(Task brief):
Using the data beneath, show every line that includes the word "matplotlib".

---------- Data provided

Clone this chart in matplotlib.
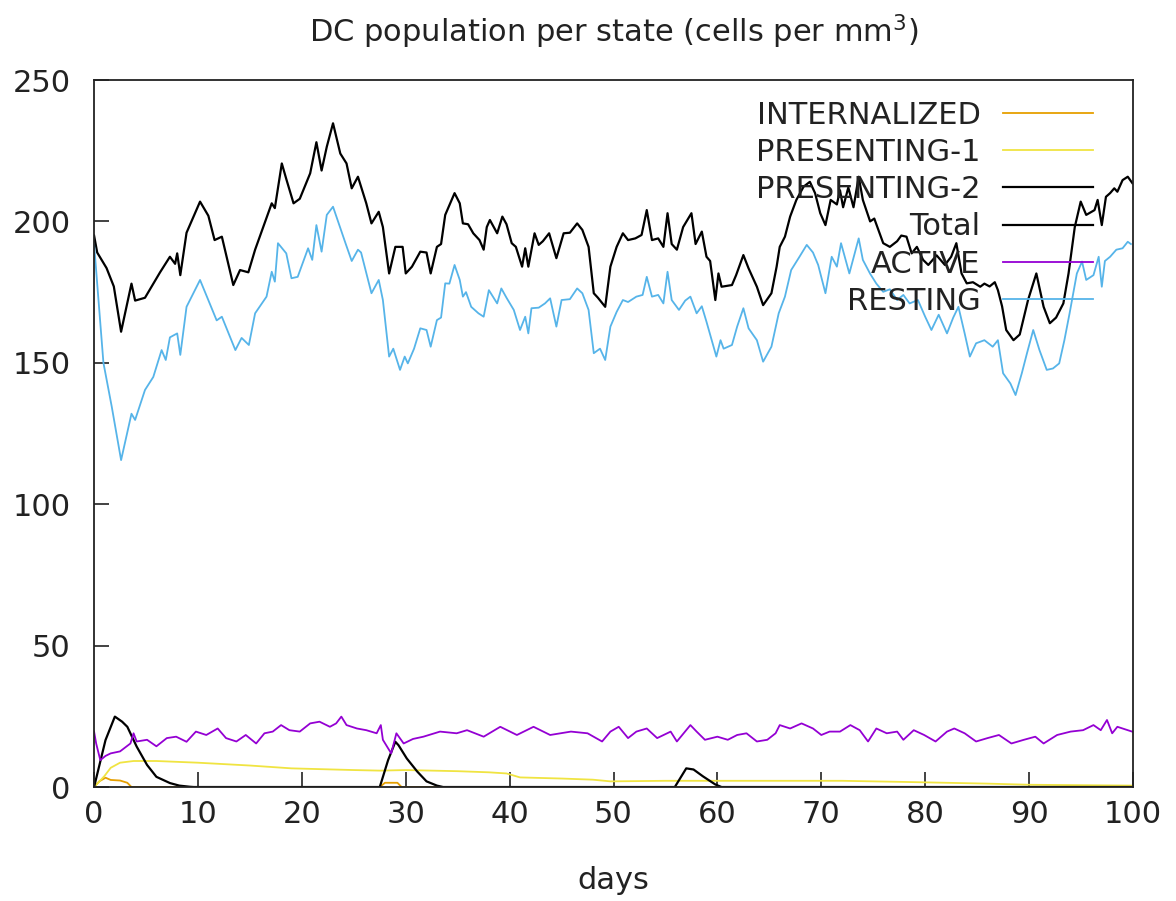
import numpy as np
import matplotlib
matplotlib.use("Agg")
import matplotlib.pyplot as plt

plt.rcParams["font.family"] = ["DejaVu Sans"]

# DC counts per state, sampled along the 100-day run
total_day = [0.0, 0.3, 1.2, 1.9, 2.6, 3.6, 3.95, 4.9, 6.35, 7.3, 7.8, 8.0, 8.3, 8.9, 10.2, 11.0, 11.6, 12.3,
             13.4, 14.05, 14.85, 15.5, 17.1, 17.4, 18.07, 18.5, 19.2, 19.8, 20.8, 21.4, 21.9, 22.4, 23.0,
             23.7, 24.3, 24.8, 25.4, 26.2, 26.7, 27.4, 27.8, 28.4, 29.0, 29.7, 30.0, 30.6, 31.4, 32.0,
             32.4, 33.0, 33.4, 33.8, 34.7, 35.2, 35.5, 36.0, 36.5, 37.1, 37.5, 37.8, 38.1, 38.8, 39.3,
             39.7, 40.2, 40.6, 41.2, 41.5, 41.8, 42.4, 42.8, 43.2, 43.8, 44.5, 45.2, 45.8, 46.5, 47.0,
             47.6, 48.1, 48.5, 49.2, 49.7, 50.3, 50.9, 51.4, 52.1, 52.7, 53.2, 53.7, 54.3, 54.8, 55.2,
             55.6, 56.1, 56.7, 57.5, 57.9, 58.5, 58.95, 59.3, 59.8, 60.1, 60.4, 61.4, 61.8, 62.5, 63.0,
             63.8, 64.4, 65.2, 65.7, 66.0, 66.5, 67.0, 67.6, 68.3, 68.9, 69.4, 69.9, 70.4, 70.9, 71.5,
             71.8, 72.1, 72.6, 73.1, 73.6, 74.0, 74.7, 75.1, 75.96, 76.6, 77.3, 77.7, 78.2, 78.7, 79.2,
             79.8, 80.3, 81.1, 81.9, 82.5, 83.0, 83.5, 84.0, 84.6, 85.3, 85.7, 86.2, 86.7, 87.0, 87.4,
             87.8, 88.5, 89.1, 89.9, 90.7, 91.4, 92.0, 92.6, 93.3, 93.8, 94.4, 94.97, 95.5, 96.3, 96.6,
             97.0, 97.4, 97.8, 98.2, 98.5, 99.0, 99.5, 99.95]
total_val = [195, 189, 183.5, 177, 161, 178, 172, 173, 182, 187.5, 185, 188.7, 181, 196, 207, 202, 193.4, 194.6,
             177.5, 182.8, 182, 190, 206.4, 204.7, 220.5, 215, 206.4, 208, 217, 228, 218, 226.4, 234.7,
             224, 220.5, 211.7, 215.8, 206.4, 199.3, 203.4, 198, 181.6, 191, 191, 181.6, 184, 189.3, 189,
             181.6, 191, 192, 202.3, 210, 206.4, 199.3, 199, 195.8, 193.4, 190, 198, 200.5, 195.8, 201.7,
             199, 192.3, 191, 184, 190.5, 184, 195.8, 191.7, 193, 195.8, 187, 195.8, 196, 199.3, 197,
             191, 174.6, 173, 169.8, 184, 191, 195.8, 193.4, 194, 195.2, 204, 193.4, 194, 191, 202.9,
             192, 190, 198, 202.9, 192, 196.4, 187.5, 186, 172.2, 181.6, 176.9, 177.5, 181, 188.1, 183.4,
             176.9, 170.4, 174.6, 184, 191, 194.6, 201.7, 207.6, 212.3, 214, 210, 202.9, 198.7, 207.6, 206,
             211, 205, 212, 205, 215.8, 207.6, 200, 201, 192.3, 191, 193, 195, 194.6, 188.7, 191,
             186.4, 184.6, 188, 184.6, 187.5, 192.3, 181.6, 178.1, 178.5, 176.9, 178, 177, 178.5, 175.7, 170,
             161.6, 158, 160, 172.2, 181.6, 169.8, 164, 166, 171, 181.6, 198, 207, 202.3, 204, 207.6,
             198.7, 208.7, 210, 211.7, 210.5, 214.6, 215.8, 213.5]

resting_day = [0.0, 0.9, 1.7, 2.6, 3.6, 3.95, 4.9, 5.7, 6.5, 6.9, 7.3, 8.0, 8.3, 8.9, 10.2, 11.8, 12.3, 13.6,
               14.2, 14.9, 15.5, 16.6, 17.1, 17.4, 17.7, 18.5, 19.0, 19.6, 20.6, 21.0, 21.4, 21.9, 22.4,
               23.0, 24.2, 24.8, 25.4, 25.7, 26.7, 27.4, 27.8, 28.4, 28.8, 29.45, 29.9, 30.2, 30.8, 31.4,
               32.0, 32.4, 33.0, 33.4, 33.8, 34.2, 34.7, 35.2, 35.5, 35.8, 36.3, 37.0, 37.5, 38.0, 38.8,
               39.2, 39.7, 40.4, 41.0, 41.5, 41.8, 42.1, 42.8, 43.4, 43.9, 44.5, 45.0, 45.8, 46.5, 47.0,
               47.6, 48.1, 48.7, 49.2, 49.7, 50.3, 50.9, 51.4, 52.2, 52.8, 53.2, 53.7, 54.3, 54.8, 55.2,
               55.6, 56.3, 56.9, 57.4, 58.0, 58.5, 58.95, 59.9, 60.3, 60.6, 61.4, 61.9, 62.5, 63.0, 63.8,
               64.4, 65.2, 65.9, 66.5, 67.1, 67.9, 68.6, 69.2, 69.7, 70.4, 71.0, 71.5, 71.9, 72.7, 73.6,
               74.0, 74.7, 75.3, 75.96, 76.6, 77.3, 77.9, 78.5, 79.3, 80.0, 80.6, 81.3, 82.1, 82.7, 83.2,
               83.8, 84.3, 84.9, 85.7, 86.5, 87.0, 87.5, 88.2, 88.7, 89.3, 89.8, 90.4, 91.0, 91.7, 92.3,
               92.9, 93.4, 93.9, 94.6, 95.1, 95.5, 96.2, 96.7, 97.0, 97.3, 97.8, 98.4, 99.0, 99.5, 99.8]
resting_val = [192, 150, 134.5, 115.6, 132, 129.8, 140.4, 145, 154.5, 151, 159, 160.4, 152.8, 169.8, 179.3, 165, 166.3, 154.5,
               158.8, 156.3, 167.5, 173.4, 182.2, 178.7, 192.3, 188.7, 179.9, 180.4, 190.5, 186.4, 198.7, 189.3, 202.3,
               205.2, 192.3, 186, 190, 189, 174.6, 179.3, 172.2, 152.2, 155, 147.5, 152.2, 149.8, 155, 162.2,
               161.6, 155.7, 165.1, 166, 178.1, 178, 184.6, 179.3, 173.4, 175, 169.8, 167.5, 166.3, 175.7, 171,
               176.3, 173, 168.7, 161.6, 166.3, 160.4, 169.3, 169.5, 171, 172.8, 162.8, 172.2, 172.5, 176.3, 174.6,
               168.7, 153.4, 155, 151, 162.8, 168, 172.2, 171.5, 173.4, 174, 180.4, 173.4, 174, 171, 182.2,
               172.2, 168.7, 172, 173.4, 167.5, 170, 164.5, 152.2, 158, 155, 156.3, 162.8, 169.3, 162.2, 158,
               150.4, 155.7, 167.5, 173.4, 182.8, 187.5, 191.7, 189, 184.6, 174.6, 187.5, 184, 192.3, 181.6, 194,
               186.4, 181.5, 178, 175.1, 176, 172.2, 174, 171, 172.2, 166.3, 161.6, 167, 160.4, 166, 169.8,
               160.4, 152.2, 156.9, 158, 155.7, 158, 146.3, 142.7, 138.6, 146.3, 153.4, 161.6, 154.5, 147.5, 148,
               149.8, 158, 167.5, 181.6, 185.8, 179.3, 181, 187.5, 176.9, 186, 187.5, 190, 190.5, 192.8, 192]

active_day = [0.0, 0.2, 0.6, 1.1, 1.6, 2.5, 3.5, 3.8, 4.1, 5.1, 6.0, 7.0, 7.9, 8.9, 9.8, 10.8, 11.9, 12.7,
              13.7, 14.6, 15.6, 16.4, 17.2, 18.0, 18.8, 19.8, 20.8, 21.7, 22.7, 23.3, 23.8, 24.3, 25.3,
              26.2, 27.2, 27.6, 27.8, 28.3, 28.6, 29.1, 29.8, 30.7, 31.7, 33.3, 34.9, 35.9, 37.5, 39.1,
              40.7, 42.3, 43.9, 45.9, 47.5, 48.9, 49.7, 50.5, 51.4, 52.2, 53.2, 54.2, 55.5, 56.1, 57.4,
              58.0, 58.8, 60.0, 61.0, 61.9, 62.8, 63.8, 64.8, 65.6, 66.0, 67.0, 68.1, 69.2, 70.0, 70.8,
              71.8, 72.8, 73.7, 74.5, 75.3, 76.3, 77.3, 77.9, 78.9, 79.9, 81.0, 82.1, 82.8, 83.8, 84.9,
              86.0, 87.1, 88.3, 89.5, 90.6, 91.4, 92.7, 94.0, 95.2, 96.2, 96.9, 97.5, 98.0, 98.5, 99.5, 100.0]
active_val = [19.6, 15.4, 9.5, 11, 11.9, 12.6, 15.4, 19, 16.1, 16.7, 14.4, 17.3, 17.8, 16, 19.6, 18.4, 20.7, 17.3,
              16.1, 18.4, 15.4, 19, 19.6, 21.9, 20.1, 19.6, 22.5, 23.1, 21.3, 22.5, 24.9, 21.9, 20.7,
              20.1, 19, 21.9, 16.7, 13.7, 11.9, 19, 15.4, 17, 17.8, 19.6, 19, 20.1, 17.8, 21.3,
              18.4, 21.3, 18.4, 19.6, 19, 16.1, 19.6, 21.3, 17.3, 19.6, 20.7, 17.3, 19.6, 16.1, 21.9,
              19.6, 16.7, 17.8, 16.7, 18.4, 19, 16.1, 16.7, 19, 21.9, 20.7, 22.5, 20.7, 18.4, 19.6,
              19.6, 21.9, 20.1, 16.1, 20.7, 19, 19.6, 16.7, 20.1, 18.4, 16.1, 19.6, 20.7, 19, 16.1,
              17.3, 18.4, 15.4, 16.7, 17.8, 15.4, 18.4, 19.6, 20.1, 21.9, 20.1, 23.7, 19, 21.3, 20.1, 19.5]

pres2_day = [0.0, 1.1, 2.0, 2.7, 3.2, 4.1, 5.1, 6.0, 7.3, 8.2, 9.2, 9.6, 27.5, 28.3, 29.0, 29.3, 30.1,
             31.1, 32.0, 33.0, 33.6, 55.9, 57.0, 57.7, 58.6, 59.8, 60.4, 100.0]
pres2_val = [0, 16.6, 24.9, 23.1, 21.3, 14.3, 7.8, 3.6, 1.4, 0.5, 0.1, 0, 0, 9.5, 16, 14.8, 10.1,
             5.5, 2.0, 0.5, 0, 0, 6.6, 6.2, 3.8, 0.9, 0, 0]

pres1_day = [0.0, 1.0, 1.6, 2.5, 3.8, 6.0, 10.0, 15.0, 19.0, 25.0, 27.5, 30.0, 35.0, 38.0, 39.7, 41.0,
             45.0, 48.0, 49.7, 55.0, 60.0, 72.0, 78.0, 86.0, 90.0, 100.0]
pres1_val = [0, 3.9, 6.8, 8.6, 9.2, 9.2, 8.6, 7.6, 6.6, 6.0, 5.8, 6.0, 5.6, 5.2, 4.8, 3.4,
             3.0, 2.6, 2.0, 2.2, 2.2, 2.2, 1.8, 1.2, 0.8, 0.5]

intern_day = [0.0, 0.5, 1.1, 1.6, 2.5, 3.2, 3.6, 27.5, 28.0, 29.2, 29.6, 100.0]
intern_val = [0, 2.0, 3.3, 2.5, 2.3, 1.5, 0, 0, 1.5, 1.5, 0, 0]

series = [
    ("INTERNALIZED", intern_day, intern_val, "#e69f00", 1.3),
    ("PRESENTING-1", pres1_day, pres1_val, "#f0e442", 1.3),
    ("PRESENTING-2", pres2_day, pres2_val, "#000000", 1.6),
    ("Total", total_day, total_val, "#000000", 1.6),
    ("ACTIVE", active_day, active_val, "#9400d3", 1.3),
    ("RESTING", resting_day, resting_val, "#56b4e9", 1.3),
]

FS = 22
fig = plt.figure(figsize=(11.76, 9.01), dpi=100)
ax = fig.add_axes([0.080, 0.1265, 0.8834, 0.7847])

for name, d, v, col, lw in series:
    ax.plot(d, v, color=col, lw=lw, label=name)

ax.set_xlim(0, 100)
ax.set_ylim(0, 250)
ax.set_xticks(np.arange(0, 101, 10))
ax.set_yticks(np.arange(0, 251, 50))
ax.tick_params(direction="in", length=11, width=1.2, labelsize=FS, colors="#222",
               top=False, right=False)
ax.tick_params(axis="x", pad=9)
ax.tick_params(axis="y", pad=17)
for sp in ax.spines.values():
    sp.set_linewidth(1.3)
    sp.set_color("#222")

ax.set_title("DC population per state (cells per mm$^3$)", fontsize=FS, pad=27, color="#222")
ax.set_xlabel("days", fontsize=FS, labelpad=27, color="#222")

leg = ax.legend(loc="upper right", bbox_to_anchor=(0.962, 0.971), frameon=False, fontsize=FS,
                markerfirst=False, handlelength=2.95, handletextpad=0.75, labelspacing=0.27,
                borderpad=0, borderaxespad=0)
for t in leg.get_texts():
    t.set_color("#222")

fig.savefig("out.png", dpi=100)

--------------------

(Output for this exercise):
Clone this chart in matplotlib.
import matplotlib
matplotlib.use("Agg")
import matplotlib.pyplot as plt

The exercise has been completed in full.